Curvy Girls Can’t Date Best Friends by Kelsie Stelting
Twelve
CARSON
When I walked in the back door, Mom was actually sitting at the breakfast nook, drinking a glass of wine. She usually preferred to work the late evening shift to avoid Dad at his grumpiest, which meant we hardly saw each other.
She looked up at me and a smile spread on her lips. “Carson, come sit with me. I miss you.”
Sure, I wanted to say. That was why she made sure she was never around the house when I was. But deep down, I knew it was less about me and more about my father. The Cook Family Curse was just as alive and well in California as it had been in Texas. This move hadn’t been “better” for any of us. Sure, Mom and Dad had managed to stay married, but that was about all they’d accomplished.
I grabbed a plastic cup from the cabinet—most of our glassware had been shattered—and filled it with water from the tap. As I sat across from Mom, it felt like there was a heavy weight on my chest. I didn’t want to be mad at her for Dad’s transgressions, but she didn’t have to stay. She was the one with a job—with a degree—that had allowed us to move out here in the first place. One word and she could have him out of all of our lives, but she’d chosen him over her children, over and over again.
“I have news,” she said, knotting her hands on the table. They were practically shaking.
“Are you okay?” I asked, feeling unsettled. Even her eyes had a spark of something I couldn’t put my finger on.
Nodding, she took a deep breath and said, “I got a new job as a traveling pharmacist.”

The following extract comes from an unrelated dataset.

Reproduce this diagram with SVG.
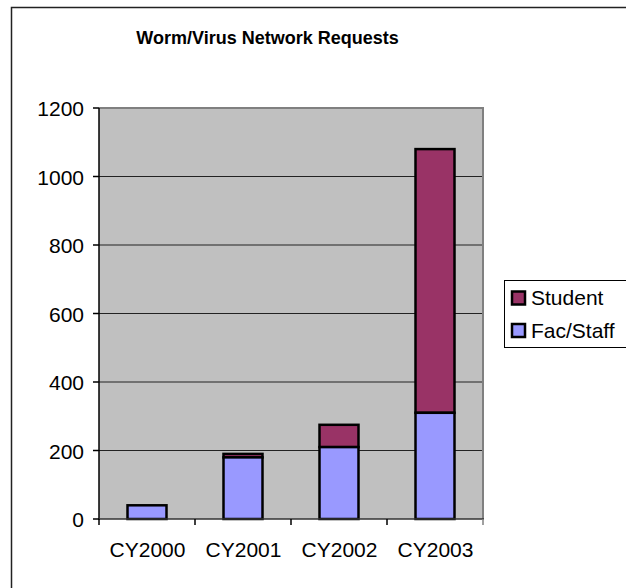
<svg xmlns="http://www.w3.org/2000/svg" width="626" height="588" viewBox="0 0 626 588">
<style>
text{font-family:"Liberation Sans",Arial,sans-serif;fill:#000}
.lbl{font-size:21px}
.yl{font-size:21px;text-anchor:end}
.xl{font-size:21px;text-anchor:middle}
.fac{fill:#9999FF;stroke:#000;stroke-width:2.5}
.stu{fill:#993366;stroke:#000;stroke-width:2.5}
.grid{stroke:#222;stroke-width:1}
.tick{stroke:#000;stroke-width:1.5}
</style>
<rect x="0" y="0" width="626" height="588" fill="#fff"/>
<rect id="frame" x="11.5" y="7.5" width="640" height="600" fill="#fff" stroke="#222" stroke-width="1.5"/>
<text x="267.5" y="44" text-anchor="middle" style="font-size:18px;font-weight:bold">Worm/Virus Network Requests</text>
<g id="plot">
<rect x="99" y="108" width="384" height="411" fill="#C0C0C0"/>
<line class="grid" x1="99" y1="450.5" x2="483" y2="450.5"/>
<line class="grid" x1="99" y1="382" x2="483" y2="382"/>
<line class="grid" x1="99" y1="313.5" x2="483" y2="313.5"/>
<line class="grid" x1="99" y1="245" x2="483" y2="245"/>
<line class="grid" x1="99" y1="176.5" x2="483" y2="176.5"/>
<polyline points="99,108 483,108 483,519" fill="none" stroke="#808080" stroke-width="2"/>
</g>
<g id="bars">
<g id="cy2000"><rect class="fac" x="127.5" y="505.3" width="39" height="13.7"/></g>
<g id="cy2001"><rect class="stu" x="223.5" y="453.9" width="39" height="3.5"/><rect class="fac" x="223.5" y="457.4" width="39" height="61.6"/></g>
<g id="cy2002"><rect class="stu" x="319.5" y="424.8" width="39" height="22.3"/><rect class="fac" x="319.5" y="447.1" width="39" height="71.9"/></g>
<g id="cy2003"><rect class="stu" x="415.5" y="149.1" width="39" height="263.7"/><rect class="fac" x="415.5" y="412.8" width="39" height="106.2"/></g>
</g>
<g id="axes">
<line x1="99" y1="108" x2="99" y2="520" stroke="#000" stroke-width="1.5"/>
<line x1="98" y1="519" x2="484" y2="519" stroke="#333" stroke-width="1.5"/>
<line class="tick" x1="93" y1="108" x2="99" y2="108"/>
<line class="tick" x1="93" y1="176.5" x2="99" y2="176.5"/>
<line class="tick" x1="93" y1="245" x2="99" y2="245"/>
<line class="tick" x1="93" y1="313.5" x2="99" y2="313.5"/>
<line class="tick" x1="93" y1="382" x2="99" y2="382"/>
<line class="tick" x1="93" y1="450.5" x2="99" y2="450.5"/>
<line class="tick" x1="93" y1="519" x2="99" y2="519"/>
<line class="tick" x1="99" y1="519" x2="99" y2="525"/>
<line class="tick" x1="195" y1="519" x2="195" y2="525"/>
<line class="tick" x1="291" y1="519" x2="291" y2="525"/>
<line class="tick" x1="387" y1="519" x2="387" y2="525"/>
<line x1="483" y1="519" x2="483" y2="525" stroke="#808080" stroke-width="1.5"/>
<text class="yl" x="84" y="116">1200</text>
<text class="yl" x="84" y="184.5">1000</text>
<text class="yl" x="84" y="253">800</text>
<text class="yl" x="84" y="321.5">600</text>
<text class="yl" x="84" y="390">400</text>
<text class="yl" x="84" y="458.5">200</text>
<text class="yl" x="84" y="527">0</text>
<text class="xl" x="147.5" y="557">CY2000</text>
<text class="xl" x="243.5" y="557">CY2001</text>
<text class="xl" x="339.5" y="557">CY2002</text>
<text class="xl" x="435.5" y="557">CY2003</text>
</g>
<g id="legend">
<rect x="504.5" y="280.5" width="140" height="67" fill="#fff" stroke="#000" stroke-width="1"/>
<rect class="stu" x="512" y="291.5" width="13" height="13" stroke-width="2"/>
<text class="lbl" x="531" y="305">Student</text>
<rect class="fac" x="512" y="324" width="13" height="13" stroke-width="2"/>
<text class="lbl" x="531" y="337.5">Fac/Staff</text>
</g>
</svg>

My jaw went slack. “What?”
“I’ll be going to pharmacies all over the country—wherever they need me—and they’ll put me up in hotels and give me per diem for food, on top of my regular salary.”
Feeling lighter than I had all day, I grinned. “Mom, that’s amazing!” She was finally going to get away from Dad, and I would be out of the house, and maybe we could all start moving on from the hell of the last eighteen years.
“When do you start?” I asked.
Her smile faltered. “Next week.”
It felt like all the water in my cup had been doused over my head. She was leaving next week?
“I have an assignment in Phoenix,” she rushed out. “And your grandma and gramps said you could stay with them until the summer’s over.” She reached across the table and took my hands. “Let’s get out of here.”
My heart rate sped, and I wildly looked around. It was one thing to dream about this happening, but to have it sprung on you out of the blue? “Does Dad know about this?” I whispered. Her face paled, and understanding crossed my mind. “You weren’t going to tell him before you left.”
She opened her mouth to speak, but glass shattered on the wall above her head, exploding into a thousand dark brown shards as amber liquid fizzed and slipped down the wall.
My head snapped in the direction the bottle came from, and my eyes locked on Dad’s, his nostrils flared wide and his eyes wild. A string of expletives flew from his mouth as he advanced on us.
Mom scrambled back from the table, terrified, and just the fact that she was scared sent a bout of rage through me so strong, I rose to my feet, shoving the table out of the way.
“Get out of here,” my dad snarled at me. “This is between your mother and me.”
He didn’t account for the fact that I was bigger than him now. Stronger. And madder. “Get away from my mom,” I said low but just as deadly.
For a moment, his eyes stayed on mine, his pupils pinpricks and his jaw clenched tight.
My muscles were coiled, ready for him to try something, because now that the girls were gone and Mom was leaving, he had nothing left to lose.
Whether he saw the fight in my eyes or gave up, I didn’t know, but he turned and began walking away. My shoulders relaxed, and I let out a breath, realizing how close that had been. How much worse it could have ended.
Then Dad spun on his heel and swung his fist at me, his knuckles crashing squarely into my temple.
In the distance, I heard Mom scream, but spots were flaring in my vision as realization struck. Dad had hit me. Anger sent fire through my veins as blood dripped in my eye, and I advanced on him, swinging twice as hard as he hit me until I had him pinned to the ground. He scrambled against the tile floor, trying to gain purchase, but I wasn’t letting up.
“Carson!” Mom screamed.
I pinned him down, one forearm against his neck. His breath came out in wheezes, slower and slower. I slammed my fist into him, hitting him for all the times he’d hurt Clary, for the way he sent Gemma and Sierra running to all the wrong guys, for the pain he’d put my mom through with all his violence followed by broken, empty promises.
But then fingers dug into my shoulder, and Mom tugged on my arms, screaming, “Carson! You’re going to kill him!”
Something in me realized my dad was losing consciousness, and I pulled back. He scrambled to his feet, stepping away, and Mom and I ran out to her car. I held my head in my hands and she drove away, telling me we were driving to a hotel to stay the night.
None of that mattered, because I realized I’d fulfilled the Cook Family Curse. The anger flooding through my veins, acting in my fingertips, that would have let me kill my dad meant I could never be the kind of guy Callie deserved. I had to help Nick fall in love with her because I was the kind of guy who wasn’t going to stop.